TASK GOAL
Scan the data below. Pull out each line where "using" occurs.

LISTED ENTRIES

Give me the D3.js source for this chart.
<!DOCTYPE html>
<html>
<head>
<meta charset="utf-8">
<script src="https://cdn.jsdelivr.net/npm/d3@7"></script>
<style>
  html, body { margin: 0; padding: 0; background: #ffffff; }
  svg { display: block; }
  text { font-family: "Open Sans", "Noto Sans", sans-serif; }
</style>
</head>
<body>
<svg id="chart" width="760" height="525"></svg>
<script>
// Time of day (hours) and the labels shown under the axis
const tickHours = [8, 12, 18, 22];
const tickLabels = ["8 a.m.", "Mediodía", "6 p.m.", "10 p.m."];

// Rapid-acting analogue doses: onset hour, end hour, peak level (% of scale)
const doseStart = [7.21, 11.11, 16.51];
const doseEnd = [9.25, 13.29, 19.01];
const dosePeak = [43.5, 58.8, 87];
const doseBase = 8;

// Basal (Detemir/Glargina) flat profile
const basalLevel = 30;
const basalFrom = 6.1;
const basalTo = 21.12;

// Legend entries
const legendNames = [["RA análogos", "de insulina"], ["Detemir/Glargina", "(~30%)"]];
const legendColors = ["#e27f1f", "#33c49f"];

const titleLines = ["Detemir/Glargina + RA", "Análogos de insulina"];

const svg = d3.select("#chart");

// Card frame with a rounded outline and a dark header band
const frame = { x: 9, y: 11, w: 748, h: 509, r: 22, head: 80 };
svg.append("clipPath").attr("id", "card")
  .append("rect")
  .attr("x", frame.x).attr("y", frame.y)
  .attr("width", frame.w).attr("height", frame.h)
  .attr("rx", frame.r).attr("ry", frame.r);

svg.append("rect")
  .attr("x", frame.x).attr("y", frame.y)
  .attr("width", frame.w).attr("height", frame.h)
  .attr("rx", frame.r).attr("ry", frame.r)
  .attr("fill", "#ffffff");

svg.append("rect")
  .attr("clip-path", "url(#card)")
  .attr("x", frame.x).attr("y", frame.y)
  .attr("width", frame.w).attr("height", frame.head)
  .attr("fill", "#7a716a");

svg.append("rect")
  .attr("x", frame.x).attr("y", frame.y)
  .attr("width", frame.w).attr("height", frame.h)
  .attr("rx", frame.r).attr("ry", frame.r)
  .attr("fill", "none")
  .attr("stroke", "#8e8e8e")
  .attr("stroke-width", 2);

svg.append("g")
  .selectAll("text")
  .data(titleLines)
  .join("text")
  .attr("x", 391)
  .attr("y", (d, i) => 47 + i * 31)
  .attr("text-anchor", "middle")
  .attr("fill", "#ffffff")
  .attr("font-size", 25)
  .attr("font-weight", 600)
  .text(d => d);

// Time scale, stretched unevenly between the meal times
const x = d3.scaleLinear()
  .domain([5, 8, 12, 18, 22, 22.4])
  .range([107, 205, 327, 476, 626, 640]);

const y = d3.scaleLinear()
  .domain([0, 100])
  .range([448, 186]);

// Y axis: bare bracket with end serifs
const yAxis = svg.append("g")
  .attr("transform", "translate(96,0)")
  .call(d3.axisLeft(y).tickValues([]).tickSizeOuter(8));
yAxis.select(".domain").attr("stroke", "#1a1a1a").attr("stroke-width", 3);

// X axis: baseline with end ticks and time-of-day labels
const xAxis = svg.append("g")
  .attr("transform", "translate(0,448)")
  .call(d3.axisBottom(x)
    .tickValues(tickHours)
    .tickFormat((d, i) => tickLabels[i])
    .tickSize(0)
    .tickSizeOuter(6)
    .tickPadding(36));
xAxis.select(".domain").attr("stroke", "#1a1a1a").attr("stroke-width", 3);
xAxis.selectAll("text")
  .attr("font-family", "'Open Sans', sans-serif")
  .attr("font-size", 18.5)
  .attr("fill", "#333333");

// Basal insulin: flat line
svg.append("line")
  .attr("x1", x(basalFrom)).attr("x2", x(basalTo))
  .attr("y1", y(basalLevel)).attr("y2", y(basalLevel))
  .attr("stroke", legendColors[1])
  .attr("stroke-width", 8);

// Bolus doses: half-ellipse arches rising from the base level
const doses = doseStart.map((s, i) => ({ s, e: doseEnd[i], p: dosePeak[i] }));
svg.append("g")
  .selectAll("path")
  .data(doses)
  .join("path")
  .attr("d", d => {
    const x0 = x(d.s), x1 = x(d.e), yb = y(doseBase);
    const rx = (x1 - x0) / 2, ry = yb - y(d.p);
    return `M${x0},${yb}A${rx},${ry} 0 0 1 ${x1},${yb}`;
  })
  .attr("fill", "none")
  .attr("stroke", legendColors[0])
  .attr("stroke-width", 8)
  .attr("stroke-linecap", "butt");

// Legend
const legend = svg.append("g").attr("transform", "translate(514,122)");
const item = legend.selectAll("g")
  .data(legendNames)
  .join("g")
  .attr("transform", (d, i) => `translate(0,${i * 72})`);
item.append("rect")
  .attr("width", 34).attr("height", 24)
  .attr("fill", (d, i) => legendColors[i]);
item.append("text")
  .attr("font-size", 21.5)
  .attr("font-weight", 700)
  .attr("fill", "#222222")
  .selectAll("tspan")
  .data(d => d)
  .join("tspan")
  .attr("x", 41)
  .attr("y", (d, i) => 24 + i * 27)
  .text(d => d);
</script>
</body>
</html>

...

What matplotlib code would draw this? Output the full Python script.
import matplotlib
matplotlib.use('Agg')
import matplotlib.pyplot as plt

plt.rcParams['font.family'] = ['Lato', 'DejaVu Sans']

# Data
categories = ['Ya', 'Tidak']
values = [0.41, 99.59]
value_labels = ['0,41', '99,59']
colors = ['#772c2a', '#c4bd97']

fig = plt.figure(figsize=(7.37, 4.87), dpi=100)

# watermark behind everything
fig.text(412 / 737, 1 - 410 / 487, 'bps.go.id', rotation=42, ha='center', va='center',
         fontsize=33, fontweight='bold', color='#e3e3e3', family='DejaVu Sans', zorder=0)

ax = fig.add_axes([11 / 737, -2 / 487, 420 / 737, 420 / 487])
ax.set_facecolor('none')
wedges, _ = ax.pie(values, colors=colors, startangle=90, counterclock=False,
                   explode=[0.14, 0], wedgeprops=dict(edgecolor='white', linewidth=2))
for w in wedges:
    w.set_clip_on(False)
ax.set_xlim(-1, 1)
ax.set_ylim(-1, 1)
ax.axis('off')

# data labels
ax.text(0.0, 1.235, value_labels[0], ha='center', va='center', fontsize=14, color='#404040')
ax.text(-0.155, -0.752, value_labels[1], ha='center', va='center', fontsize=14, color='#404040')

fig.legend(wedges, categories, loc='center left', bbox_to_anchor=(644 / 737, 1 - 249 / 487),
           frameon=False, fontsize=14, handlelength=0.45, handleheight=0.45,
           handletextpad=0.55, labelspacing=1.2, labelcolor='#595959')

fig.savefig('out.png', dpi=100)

...

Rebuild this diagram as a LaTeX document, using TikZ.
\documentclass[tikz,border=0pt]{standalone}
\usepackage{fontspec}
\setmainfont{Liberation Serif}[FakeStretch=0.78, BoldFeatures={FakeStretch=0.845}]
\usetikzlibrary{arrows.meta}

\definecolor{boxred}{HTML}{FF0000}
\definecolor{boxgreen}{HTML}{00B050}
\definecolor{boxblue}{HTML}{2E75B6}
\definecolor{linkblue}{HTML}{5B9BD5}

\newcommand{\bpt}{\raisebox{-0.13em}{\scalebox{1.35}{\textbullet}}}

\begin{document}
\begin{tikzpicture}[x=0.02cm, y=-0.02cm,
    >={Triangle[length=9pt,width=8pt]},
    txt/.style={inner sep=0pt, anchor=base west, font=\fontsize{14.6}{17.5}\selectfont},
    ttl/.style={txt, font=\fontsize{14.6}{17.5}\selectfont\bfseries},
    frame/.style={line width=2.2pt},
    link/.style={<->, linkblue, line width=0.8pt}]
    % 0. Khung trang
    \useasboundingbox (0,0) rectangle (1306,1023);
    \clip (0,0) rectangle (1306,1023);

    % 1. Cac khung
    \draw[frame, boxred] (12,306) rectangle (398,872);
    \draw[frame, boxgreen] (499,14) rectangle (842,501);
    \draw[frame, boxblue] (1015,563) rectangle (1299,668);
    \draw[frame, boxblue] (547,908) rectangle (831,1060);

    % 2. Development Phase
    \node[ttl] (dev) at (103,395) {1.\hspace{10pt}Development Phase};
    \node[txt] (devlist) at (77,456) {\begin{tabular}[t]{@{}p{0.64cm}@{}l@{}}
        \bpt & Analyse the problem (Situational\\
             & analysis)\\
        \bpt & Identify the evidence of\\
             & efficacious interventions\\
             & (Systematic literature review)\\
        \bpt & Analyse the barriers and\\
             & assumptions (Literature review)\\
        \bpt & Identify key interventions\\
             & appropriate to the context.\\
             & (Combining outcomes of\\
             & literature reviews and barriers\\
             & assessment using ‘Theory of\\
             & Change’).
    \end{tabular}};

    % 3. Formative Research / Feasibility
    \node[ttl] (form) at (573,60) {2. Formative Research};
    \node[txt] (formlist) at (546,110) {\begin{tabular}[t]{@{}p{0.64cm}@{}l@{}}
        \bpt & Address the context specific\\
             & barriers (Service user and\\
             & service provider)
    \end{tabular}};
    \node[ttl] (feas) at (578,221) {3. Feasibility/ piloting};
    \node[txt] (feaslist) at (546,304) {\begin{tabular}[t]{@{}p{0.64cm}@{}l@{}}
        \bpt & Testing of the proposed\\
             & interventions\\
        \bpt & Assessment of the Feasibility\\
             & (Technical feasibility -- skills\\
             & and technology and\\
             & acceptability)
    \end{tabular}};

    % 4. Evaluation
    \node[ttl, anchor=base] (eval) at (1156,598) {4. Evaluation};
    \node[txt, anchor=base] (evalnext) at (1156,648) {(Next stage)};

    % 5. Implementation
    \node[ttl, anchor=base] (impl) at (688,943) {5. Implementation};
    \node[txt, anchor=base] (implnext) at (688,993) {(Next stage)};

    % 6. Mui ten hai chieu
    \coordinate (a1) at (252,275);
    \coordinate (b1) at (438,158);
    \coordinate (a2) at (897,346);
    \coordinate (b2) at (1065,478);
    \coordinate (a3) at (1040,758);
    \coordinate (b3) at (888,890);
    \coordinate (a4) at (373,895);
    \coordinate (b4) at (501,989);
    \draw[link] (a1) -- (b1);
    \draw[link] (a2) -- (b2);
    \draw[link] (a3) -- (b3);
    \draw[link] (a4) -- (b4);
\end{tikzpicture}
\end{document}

PROBLEM SOLUTION
Rebuild this diagram as a LaTeX document, using TikZ.
             & assessment using ‘Theory of\\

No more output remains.